Odeon Cinema Holdings Limited Legal File: United Artists Corporation Records, Series 7A, 1934-1950 (bulk 1938-1950)

Biographical / Historical

Oscar Deutsch (1893-1941), the son of a rich Hungarian scrap metal merchant in England, built his first Odeon Cinema Theatre in 1930. Deutsch's mission was to provide quality cinema for British movie goers - the name Odeon was an acronym for Oscar Deutsch Entertains Our Nation. Deutsch chiefly built his theatres in large urban suburbs and, by 1936, he had built 150 Odeon theaters valued at 10 million pounds.

In 1935, United Artists bought into Odeon. At this time, United Artists needed British theatres in which to distribute its pictures because a substantial portion of the company's profits were generated in the British market. Deutsch needed the association with United Artists because he needed cash for his ambitious theatre building projects. The result was that by the mid 1930s, United Artists had acquired a fifty percent share of Odeon's holding company, Odeon Cinema Holdings, Ltd. Florenz M. Guedalla, then the United Artists legal counsel in Great Britain, and Murray Silverstone, the United Artists Ltd. managing director, were key players in United Artists penetration of the British market.

In order to raise additional cash during the late 1930s, Deutsch floated two stock issues and it was a result of the seond of these in 1938 that British film magnate J. Arthur Rank was able to buy into Odeon Cinema. By 1939 Rank was on the Odeon board of directors. After Deutsch's untimely death in 1941 his associates sold their shares to Rank who then became head of Odeon.

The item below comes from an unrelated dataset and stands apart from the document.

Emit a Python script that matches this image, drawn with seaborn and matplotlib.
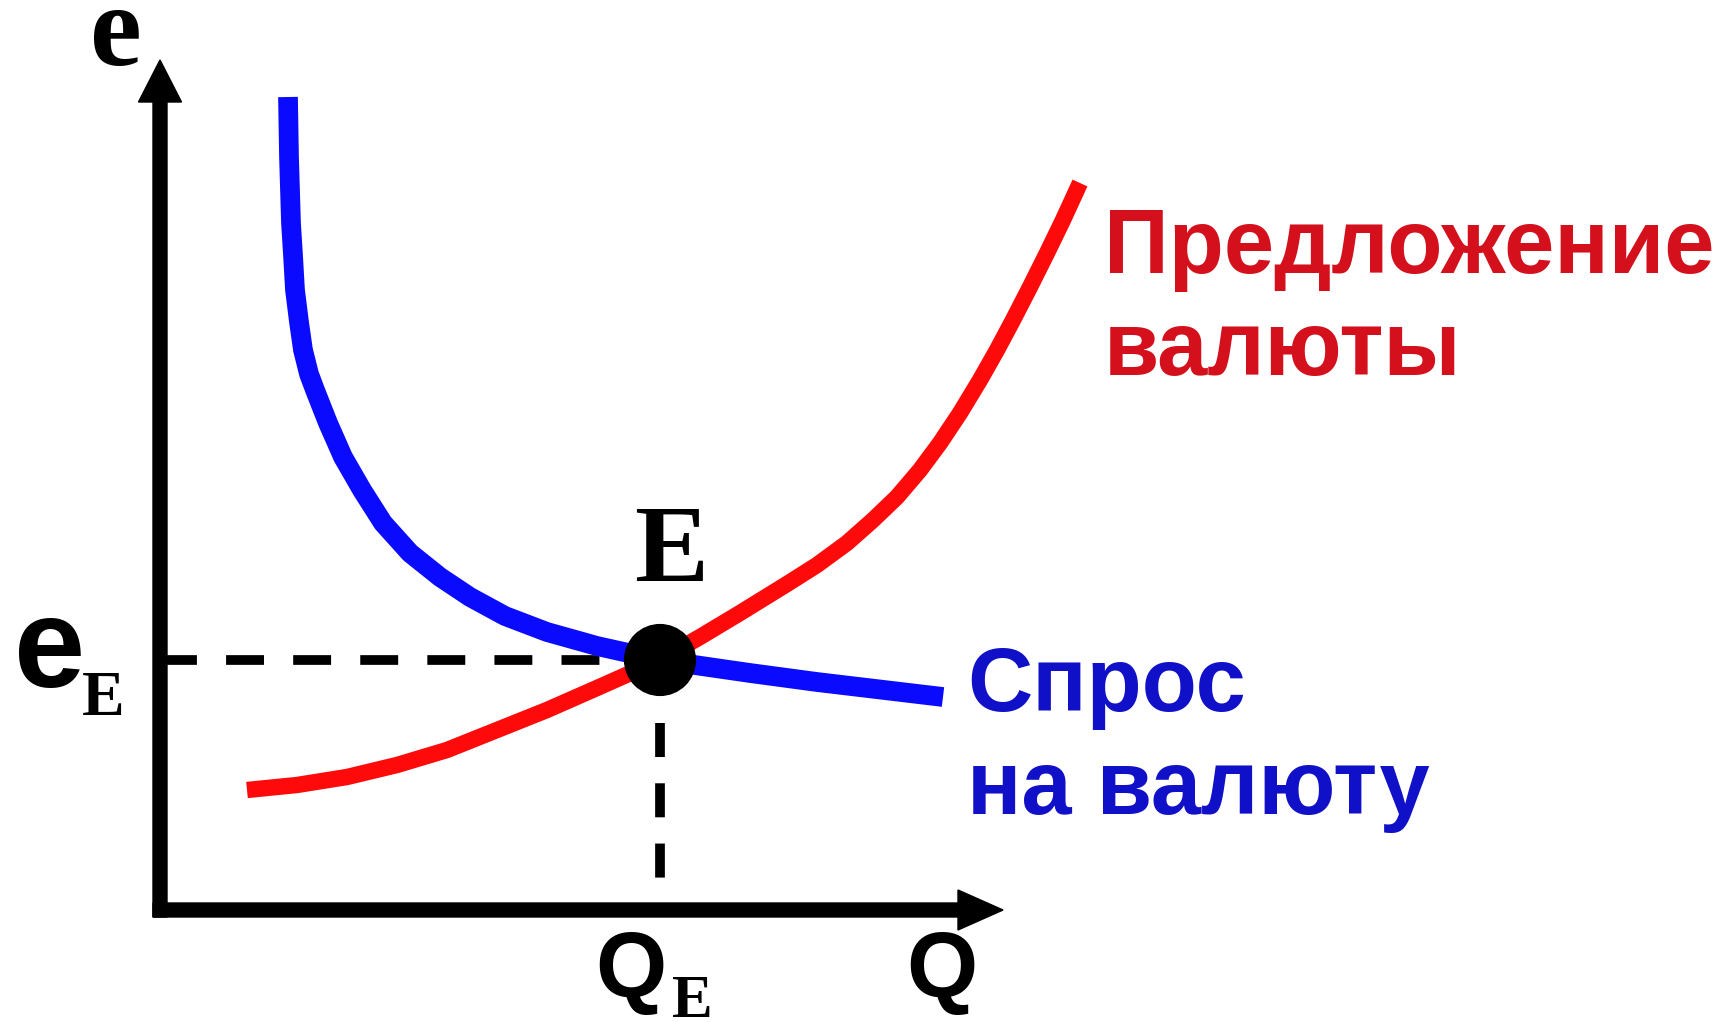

By the early 1940s, Rank had created a huge empire encompassing about 600 theatres, a distribution network, and over half of the studio facilities in Great Britain. United Artists soon found it difficult to cooperate with Rank and by 1943 he began to exclude them from the British market. Although United Artists still owned 50% of Odeon, after the mid 1940s it could not book its pictures in Odeon theatres.